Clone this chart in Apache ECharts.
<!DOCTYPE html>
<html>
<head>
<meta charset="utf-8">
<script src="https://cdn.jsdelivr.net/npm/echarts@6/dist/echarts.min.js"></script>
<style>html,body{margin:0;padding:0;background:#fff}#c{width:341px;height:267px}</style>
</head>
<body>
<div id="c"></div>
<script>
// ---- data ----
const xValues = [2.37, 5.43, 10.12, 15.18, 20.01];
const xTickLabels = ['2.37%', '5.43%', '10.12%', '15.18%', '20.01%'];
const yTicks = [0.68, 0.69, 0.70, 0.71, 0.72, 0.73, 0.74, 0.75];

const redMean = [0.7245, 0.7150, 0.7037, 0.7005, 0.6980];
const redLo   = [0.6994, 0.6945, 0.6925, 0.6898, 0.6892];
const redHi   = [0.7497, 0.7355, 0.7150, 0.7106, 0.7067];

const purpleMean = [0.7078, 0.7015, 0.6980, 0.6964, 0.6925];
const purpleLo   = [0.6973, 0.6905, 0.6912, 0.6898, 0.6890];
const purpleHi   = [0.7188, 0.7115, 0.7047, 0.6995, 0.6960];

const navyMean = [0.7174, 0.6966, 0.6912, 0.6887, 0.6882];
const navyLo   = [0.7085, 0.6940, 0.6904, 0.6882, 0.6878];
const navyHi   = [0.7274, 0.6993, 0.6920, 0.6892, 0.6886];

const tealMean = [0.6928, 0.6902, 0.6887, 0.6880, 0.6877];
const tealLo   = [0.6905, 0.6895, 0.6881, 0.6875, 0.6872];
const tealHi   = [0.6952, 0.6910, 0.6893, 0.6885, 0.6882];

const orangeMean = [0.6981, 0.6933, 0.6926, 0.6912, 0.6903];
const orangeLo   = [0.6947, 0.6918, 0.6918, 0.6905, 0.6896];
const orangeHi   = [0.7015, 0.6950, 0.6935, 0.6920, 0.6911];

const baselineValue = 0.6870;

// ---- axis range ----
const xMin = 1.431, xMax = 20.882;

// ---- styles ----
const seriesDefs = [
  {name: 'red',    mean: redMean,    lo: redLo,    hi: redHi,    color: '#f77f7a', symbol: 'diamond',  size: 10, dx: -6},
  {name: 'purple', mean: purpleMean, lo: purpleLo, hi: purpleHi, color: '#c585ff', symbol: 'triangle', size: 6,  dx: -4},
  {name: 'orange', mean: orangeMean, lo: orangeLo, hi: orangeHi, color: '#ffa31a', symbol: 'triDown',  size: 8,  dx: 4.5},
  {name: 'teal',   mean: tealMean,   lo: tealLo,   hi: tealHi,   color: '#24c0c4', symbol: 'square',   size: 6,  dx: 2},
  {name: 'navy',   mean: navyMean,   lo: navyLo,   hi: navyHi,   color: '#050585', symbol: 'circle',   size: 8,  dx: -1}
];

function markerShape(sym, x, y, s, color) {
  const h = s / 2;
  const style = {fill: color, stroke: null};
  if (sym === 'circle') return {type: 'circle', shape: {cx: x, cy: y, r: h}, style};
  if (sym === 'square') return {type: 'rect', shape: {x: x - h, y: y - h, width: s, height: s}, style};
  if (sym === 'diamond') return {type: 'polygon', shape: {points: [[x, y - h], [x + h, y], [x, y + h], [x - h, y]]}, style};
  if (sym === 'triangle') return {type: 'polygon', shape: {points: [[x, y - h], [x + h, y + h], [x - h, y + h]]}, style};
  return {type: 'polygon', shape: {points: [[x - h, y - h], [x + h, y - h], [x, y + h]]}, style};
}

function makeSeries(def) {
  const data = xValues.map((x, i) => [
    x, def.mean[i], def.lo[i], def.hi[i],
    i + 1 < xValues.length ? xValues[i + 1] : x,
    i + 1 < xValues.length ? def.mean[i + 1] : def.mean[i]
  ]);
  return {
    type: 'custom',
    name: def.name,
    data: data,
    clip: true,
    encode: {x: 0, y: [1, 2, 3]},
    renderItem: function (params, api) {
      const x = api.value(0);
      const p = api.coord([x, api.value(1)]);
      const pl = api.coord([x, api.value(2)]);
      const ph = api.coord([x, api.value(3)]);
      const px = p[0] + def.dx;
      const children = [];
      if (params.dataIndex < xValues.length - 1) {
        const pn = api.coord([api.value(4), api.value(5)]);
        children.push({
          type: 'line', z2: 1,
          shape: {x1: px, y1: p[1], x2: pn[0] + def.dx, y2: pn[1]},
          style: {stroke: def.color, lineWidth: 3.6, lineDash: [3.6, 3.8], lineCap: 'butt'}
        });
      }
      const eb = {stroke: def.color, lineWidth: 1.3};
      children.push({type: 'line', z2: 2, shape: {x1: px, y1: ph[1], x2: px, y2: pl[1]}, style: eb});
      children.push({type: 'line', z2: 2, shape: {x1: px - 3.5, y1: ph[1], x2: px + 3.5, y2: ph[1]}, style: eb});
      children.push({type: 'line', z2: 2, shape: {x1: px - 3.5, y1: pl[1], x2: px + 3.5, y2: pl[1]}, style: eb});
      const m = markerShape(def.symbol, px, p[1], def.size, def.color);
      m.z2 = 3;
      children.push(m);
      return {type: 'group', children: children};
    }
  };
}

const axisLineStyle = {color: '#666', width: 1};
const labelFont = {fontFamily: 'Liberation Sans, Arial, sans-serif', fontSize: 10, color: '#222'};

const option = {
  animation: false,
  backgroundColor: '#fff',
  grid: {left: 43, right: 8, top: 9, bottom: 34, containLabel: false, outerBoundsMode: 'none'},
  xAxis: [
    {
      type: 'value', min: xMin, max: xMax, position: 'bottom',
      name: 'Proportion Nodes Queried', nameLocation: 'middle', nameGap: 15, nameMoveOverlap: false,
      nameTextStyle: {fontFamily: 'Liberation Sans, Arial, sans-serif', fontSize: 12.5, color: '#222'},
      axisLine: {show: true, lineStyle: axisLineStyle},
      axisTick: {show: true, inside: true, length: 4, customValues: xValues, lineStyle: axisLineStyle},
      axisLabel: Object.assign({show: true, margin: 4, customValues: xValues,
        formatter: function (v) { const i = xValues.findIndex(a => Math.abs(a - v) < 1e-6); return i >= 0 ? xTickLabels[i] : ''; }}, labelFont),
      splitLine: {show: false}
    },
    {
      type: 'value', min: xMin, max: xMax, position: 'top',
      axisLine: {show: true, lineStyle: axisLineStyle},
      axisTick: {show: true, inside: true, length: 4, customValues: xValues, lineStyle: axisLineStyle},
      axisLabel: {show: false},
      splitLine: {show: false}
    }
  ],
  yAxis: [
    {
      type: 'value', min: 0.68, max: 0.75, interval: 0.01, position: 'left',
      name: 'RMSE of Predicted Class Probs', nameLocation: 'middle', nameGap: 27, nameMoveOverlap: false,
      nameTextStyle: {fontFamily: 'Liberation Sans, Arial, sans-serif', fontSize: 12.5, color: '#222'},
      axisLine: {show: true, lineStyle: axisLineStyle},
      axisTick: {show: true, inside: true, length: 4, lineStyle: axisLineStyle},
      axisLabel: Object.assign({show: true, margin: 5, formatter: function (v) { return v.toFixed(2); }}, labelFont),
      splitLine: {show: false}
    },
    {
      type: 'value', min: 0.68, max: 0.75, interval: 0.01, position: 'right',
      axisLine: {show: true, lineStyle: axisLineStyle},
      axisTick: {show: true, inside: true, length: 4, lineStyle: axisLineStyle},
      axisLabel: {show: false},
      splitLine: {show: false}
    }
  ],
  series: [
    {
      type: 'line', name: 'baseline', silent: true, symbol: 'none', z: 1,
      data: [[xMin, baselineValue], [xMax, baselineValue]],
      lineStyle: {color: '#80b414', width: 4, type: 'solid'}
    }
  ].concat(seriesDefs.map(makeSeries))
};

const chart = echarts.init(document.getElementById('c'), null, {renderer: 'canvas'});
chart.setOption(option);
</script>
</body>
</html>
:::
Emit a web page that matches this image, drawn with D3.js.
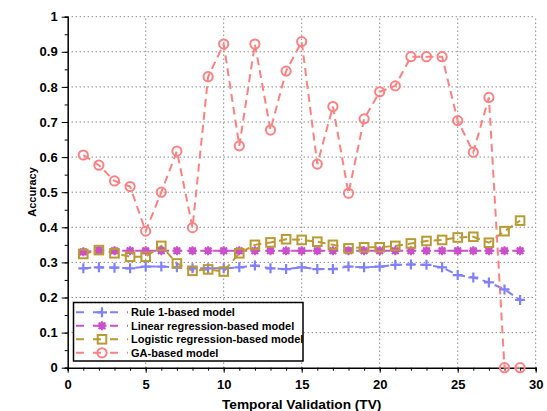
:::
### THE EXERCISE
Copy every line above that holds the word "this".

### TASK RESPONSE
Clone this chart in Apache ECharts.
Emit a web page that matches this image, drawn with D3.js.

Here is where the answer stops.